Print the listing in its entirety and exactly, leaving out images.

┌──

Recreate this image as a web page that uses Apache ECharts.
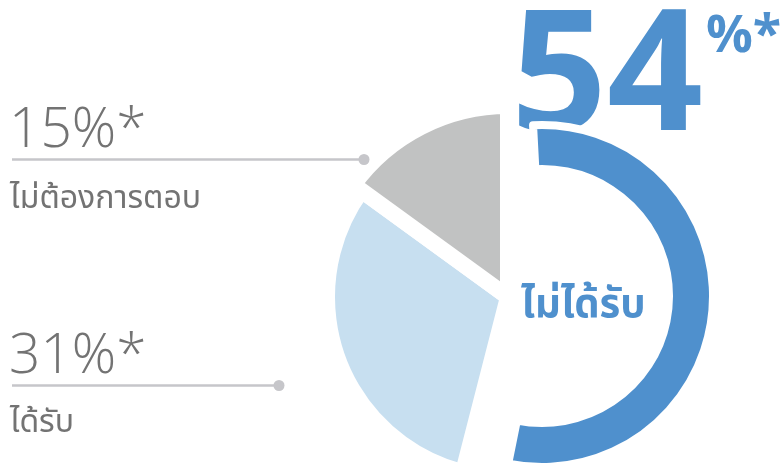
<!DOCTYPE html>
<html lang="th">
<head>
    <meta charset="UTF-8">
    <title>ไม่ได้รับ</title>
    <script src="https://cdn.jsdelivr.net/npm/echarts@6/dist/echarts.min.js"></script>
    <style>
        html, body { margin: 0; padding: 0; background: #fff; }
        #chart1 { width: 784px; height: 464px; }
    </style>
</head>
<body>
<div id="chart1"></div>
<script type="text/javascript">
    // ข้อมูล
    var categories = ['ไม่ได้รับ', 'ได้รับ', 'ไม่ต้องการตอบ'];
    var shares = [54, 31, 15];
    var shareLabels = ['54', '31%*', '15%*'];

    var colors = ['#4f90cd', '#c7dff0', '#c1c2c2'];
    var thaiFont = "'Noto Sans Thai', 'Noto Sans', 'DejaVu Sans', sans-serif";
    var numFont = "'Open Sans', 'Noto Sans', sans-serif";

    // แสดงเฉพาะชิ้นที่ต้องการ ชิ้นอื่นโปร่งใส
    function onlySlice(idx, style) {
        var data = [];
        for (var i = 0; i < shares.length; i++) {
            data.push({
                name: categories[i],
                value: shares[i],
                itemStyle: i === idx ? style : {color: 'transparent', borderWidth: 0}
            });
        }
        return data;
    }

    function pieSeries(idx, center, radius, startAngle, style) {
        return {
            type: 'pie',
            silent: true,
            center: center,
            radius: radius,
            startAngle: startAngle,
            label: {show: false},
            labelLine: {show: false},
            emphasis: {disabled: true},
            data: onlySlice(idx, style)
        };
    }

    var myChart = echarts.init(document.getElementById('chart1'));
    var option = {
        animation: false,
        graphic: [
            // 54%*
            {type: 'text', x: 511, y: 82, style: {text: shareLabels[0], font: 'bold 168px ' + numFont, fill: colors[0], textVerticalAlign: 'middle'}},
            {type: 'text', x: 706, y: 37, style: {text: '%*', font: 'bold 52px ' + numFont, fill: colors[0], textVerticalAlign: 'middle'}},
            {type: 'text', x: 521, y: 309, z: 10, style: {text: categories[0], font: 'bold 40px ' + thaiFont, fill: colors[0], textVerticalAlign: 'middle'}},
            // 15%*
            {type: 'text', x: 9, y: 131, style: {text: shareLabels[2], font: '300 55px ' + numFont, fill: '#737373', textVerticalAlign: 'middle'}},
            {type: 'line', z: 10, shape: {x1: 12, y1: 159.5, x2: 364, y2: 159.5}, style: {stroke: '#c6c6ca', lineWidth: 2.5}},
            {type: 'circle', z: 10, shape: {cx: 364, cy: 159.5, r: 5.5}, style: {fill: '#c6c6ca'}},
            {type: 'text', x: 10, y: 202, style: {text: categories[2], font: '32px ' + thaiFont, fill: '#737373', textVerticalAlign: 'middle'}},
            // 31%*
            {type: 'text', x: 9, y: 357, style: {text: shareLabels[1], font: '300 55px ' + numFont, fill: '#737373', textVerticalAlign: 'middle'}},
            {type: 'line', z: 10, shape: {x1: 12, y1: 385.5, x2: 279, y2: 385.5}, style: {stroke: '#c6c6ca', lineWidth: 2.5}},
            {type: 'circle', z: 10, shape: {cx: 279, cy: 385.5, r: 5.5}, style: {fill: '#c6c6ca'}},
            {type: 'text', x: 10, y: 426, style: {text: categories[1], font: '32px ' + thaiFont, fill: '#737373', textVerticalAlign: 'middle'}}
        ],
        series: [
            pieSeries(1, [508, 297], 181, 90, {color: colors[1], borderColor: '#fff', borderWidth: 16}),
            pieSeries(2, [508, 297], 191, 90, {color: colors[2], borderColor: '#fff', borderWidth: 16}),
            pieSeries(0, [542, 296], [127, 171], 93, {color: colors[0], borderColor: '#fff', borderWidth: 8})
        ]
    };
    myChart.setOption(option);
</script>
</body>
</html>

└──

FULL ANSWER:
Recreate this image as a web page that uses Apache ECharts.
<!DOCTYPE html>
<html lang="th">
<head>
    <meta charset="UTF-8">
    <title>ไม่ได้รับ</title>
    <script src="https://cdn.jsdelivr.net/npm/echarts@6/dist/echarts.min.js"></script>
    <style>
        html, body { margin: 0; padding: 0; background: #fff; }
        #chart1 { width: 784px; height: 464px; }
    </style>
</head>
<body>
<div id="chart1"></div>
<script type="text/javascript">
    // ข้อมูล
    var categories = ['ไม่ได้รับ', 'ได้รับ', 'ไม่ต้องการตอบ'];
    var shares = [54, 31, 15];
    var shareLabels = ['54', '31%*', '15%*'];

    var colors = ['#4f90cd', '#c7dff0', '#c1c2c2'];
    var thaiFont = "'Noto Sans Thai', 'Noto Sans', 'DejaVu Sans', sans-serif";
    var numFont = "'Open Sans', 'Noto Sans', sans-serif";

    // แสดงเฉพาะชิ้นที่ต้องการ ชิ้นอื่นโปร่งใส
    function onlySlice(idx, style) {
        var data = [];
        for (var i = 0; i < shares.length; i++) {
            data.push({
                name: categories[i],
                value: shares[i],
                itemStyle: i === idx ? style : {color: 'transparent', borderWidth: 0}
            });
        }
        return data;
    }

    function pieSeries(idx, center, radius, startAngle, style) {
        return {
            type: 'pie',
            silent: true,
            center: center,
            radius: radius,
            startAngle: startAngle,
            label: {show: false},
            labelLine: {show: false},
            emphasis: {disabled: true},
            data: onlySlice(idx, style)
        };
    }

    var myChart = echarts.init(document.getElementById('chart1'));
    var option = {
        animation: false,
        graphic: [
            // 54%*
            {type: 'text', x: 511, y: 82, style: {text: shareLabels[0], font: 'bold 168px ' + numFont, fill: colors[0], textVerticalAlign: 'middle'}},
            {type: 'text', x: 706, y: 37, style: {text: '%*', font: 'bold 52px ' + numFont, fill: colors[0], textVerticalAlign: 'middle'}},
            {type: 'text', x: 521, y: 309, z: 10, style: {text: categories[0], font: 'bold 40px ' + thaiFont, fill: colors[0], textVerticalAlign: 'middle'}},
            // 15%*
            {type: 'text', x: 9, y: 131, style: {text: shareLabels[2], font: '300 55px ' + numFont, fill: '#737373', textVerticalAlign: 'middle'}},
            {type: 'line', z: 10, shape: {x1: 12, y1: 159.5, x2: 364, y2: 159.5}, style: {stroke: '#c6c6ca', lineWidth: 2.5}},
            {type: 'circle', z: 10, shape: {cx: 364, cy: 159.5, r: 5.5}, style: {fill: '#c6c6ca'}},
            {type: 'text', x: 10, y: 202, style: {text: categories[2], font: '32px ' + thaiFont, fill: '#737373', textVerticalAlign: 'middle'}},
            // 31%*
            {type: 'text', x: 9, y: 357, style: {text: shareLabels[1], font: '300 55px ' + numFont, fill: '#737373', textVerticalAlign: 'middle'}},
            {type: 'line', z: 10, shape: {x1: 12, y1: 385.5, x2: 279, y2: 385.5}, style: {stroke: '#c6c6ca', lineWidth: 2.5}},
            {type: 'circle', z: 10, shape: {cx: 279, cy: 385.5, r: 5.5}, style: {fill: '#c6c6ca'}},
            {type: 'text', x: 10, y: 426, style: {text: categories[1], font: '32px ' + thaiFont, fill: '#737373', textVerticalAlign: 'middle'}}
        ],
        series: [
            pieSeries(1, [508, 297], 181, 90, {color: colors[1], borderColor: '#fff', borderWidth: 16}),
            pieSeries(2, [508, 297], 191, 90, {color: colors[2], borderColor: '#fff', borderWidth: 16}),
            pieSeries(0, [542, 296], [127, 171], 93, {color: colors[0], borderColor: '#fff', borderWidth: 8})
        ]
    };
    myChart.setOption(option);
</script>
</body>
</html>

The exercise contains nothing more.